LOMA LINDA, CA – John Orta only wanted to do what he can when he donated his kidney to his identical twin brother, Jake, who suffered from kidney disease since birth.
On New Year’s Day, however, the national TV spotlight will be on the 18-year-old college student from Riverside, Calif., as this year’s sponsored float rider by Loma Linda University Transplantation Institute on the 2012 Donate Life Rose Parade Float.
The 2012 Donate Life Rose Parade Float’s theme is “One More Day,” embodying the nation’s most visible campaign to inspire people to save and heal lives as registered organ, eye, and tissue donors.
Orta will take his spot alongside 27 other inspirational float riders from throughout the country, who range in age from 17 to 67, whose lives were touched either as a donor or recipient of organ, eye or tissue donation.
“I feel privileged to be part of the Rose Parade,” said Orta, a freshman marketing major at California State University San Bernardino, who remembers watching the parade with his family on TV.
“I never thought about becoming a float rider,” he said. “My brother and I are really close and I was fortunate to be in a position to help when he was in trouble. All I wanted was to be there to help.”
On May 10, 2010, Orta became a living kidney donor at 16, which is rare because of his status as a minor. “As a minor, I had to meet with many social workers, psychiatrists, and get cleared by an ethics panel, which granted me a rare policy exception due to the maturity they felt I embodied,” he recalled.
He said deciding to become an organ donor for his brother was easy, drawing inspiration from his brother’s courage in the face of illness; and their father, Paul’s, generosity in donating his kidney for Jake’s first transplant in 2003. Unfortunately, Jake needed another transplant five years later after a virus affected his kidney.
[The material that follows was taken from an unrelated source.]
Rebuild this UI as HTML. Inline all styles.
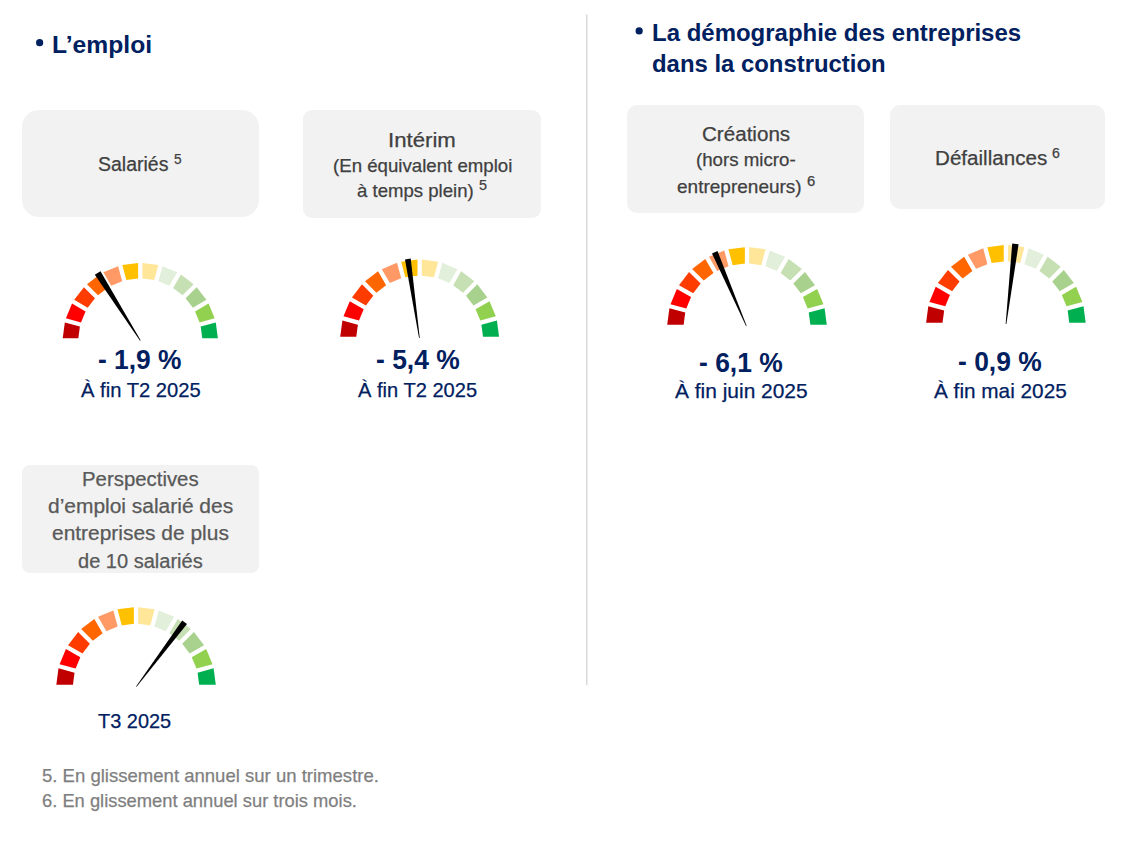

Today, Jake does not take medications because the donated kidney from John is a perfect match, and both have never felt better.
“Living donors not only save lives but emphasize the fundamental goodness of human nature,” Loma Linda University Medical Center transplant surgeon Dr. Arvand Elihu said.
Today, more than 110,000 candidates are on the national organ transplant waiting list, but only about 28,000 organs are transplanted each year.